Und aus all dem, was ich sehe, höre oder rieche, schmecke, forme ich mein Personal und seine Umgebung, die Konflikte, mit denen es sich auseinandersetzen muss, lasse Menschen in Tragödien hineinrennen und sich wieder davon befreien, zeige, dass Wut, Zorn, ja sogar Hass, ebenso dem Menschen eigenen sind wie Liebe, Glück, Toleranz und Zufriedenheit, lasse sie die Gründe für ihr Tun erklären oder verheimlichen, schicke sie auf die Suche nach sich selbst, lasse sie sich selbst im Weg stehen, eine Lösung aus scheinbar auswegloser Lage finden. Ich begleite unglücklich Verliebte, ein Kind, in die Vergangenheit zurück, um die Gegenwart besser begreifen zu können, lasse Menschen  sich irren, rechthaberisch oder bescheiden sein, gewinnen oder verlieren. Ich konfrontiere mein fiktives Personal mit eigenen und fremden Erwartungen, den Träumen, denen sie oder andere nachhängen, lasse sie gegen mich kämpfen, stelle mir ihre Freunde und Feinde vor, denke mir aus, was sie erfreuen oder verletzen könnte, welche Existenznot oder andere Gefahr sie bedrängt, ob sie sich darin eingerichtet haben oder willens sind, ihre Lage zu verbessern. Und immer ist da die Frage, was ihr Leben grundlegend  verändern sollte, zum Guten wie zum Schlechten.

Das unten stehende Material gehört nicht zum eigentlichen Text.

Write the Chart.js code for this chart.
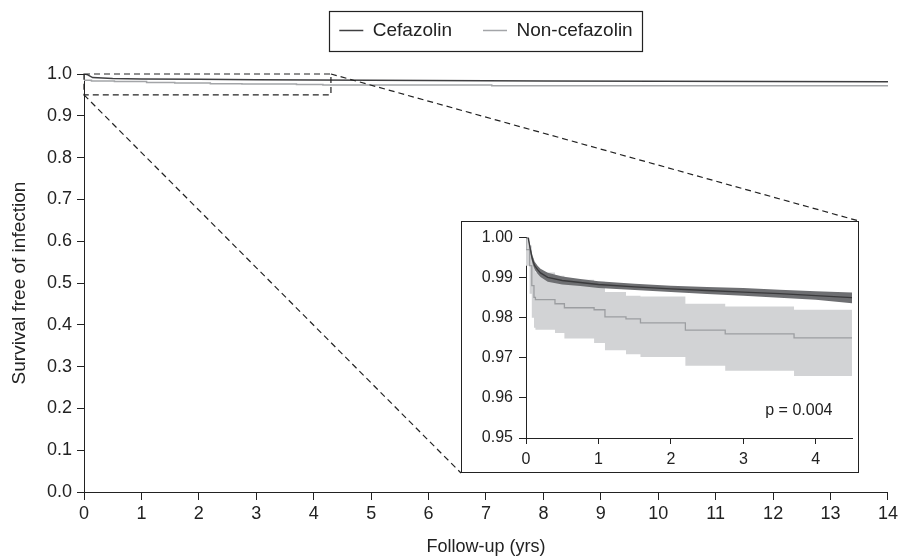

In diesem Frühjahr bin ich zum wiederholten Male in Venedig gewesen. Venedig ist ein guter Ort, um Stimmungen einzufangen, glückliche wie weniger glückliche, ein Ort der Farben, der Auseinandersetzung mit den Gegensätzen hell und dunkel, Tod und Leben, Beharrung und Entwicklung.

Als ich in Venedig ankam, nieselte es. Aufgrund meiner früheren Besuche um die gleiche Jahreszeit – ich kam am letzten Sonntag im März an – hatte ich ein mildes Klima erwartet und meine Kleidung entsprechend gewählt. Sie passte ganz und gar nicht zu der Novemberstimmung, die ich antraf.

Dann war auch noch mein Koffer am Flughafen Marco Polo unauffindbar, und als ich ihn mit Hilfe einer freundlichen Italienerin endlich wiedergefunden hatte und schließlich den Wasserbus erreichte, der mich in die Stadt bringen sollte, war ich neben einer älteren Italienerin der einzige Fahrgast. Als ich an der Anlegestelle Zaccheria ausstieg, stellte ich fast sofort fest, dass ich die falschen Anlegestelle gewählt hatte, so dass ich anstatt der vermeintlichen fünf Minuten zwanzig Minuten im Regen und über vier Brücken mit meinem Koffer gehen musste, ehe ich das Hotel erreichte, in dem ein Zimmer für mich reserviert war, und all das zu einer Uhrzeit, zu der in Venedig um diese Jahreszeit die Gassen verlassen wirken und die Restaurants bereits geschlossen sind.

Birgt nicht eine derartige Ankunft bereits eine Fülle von Material für eine spannende Erzählung?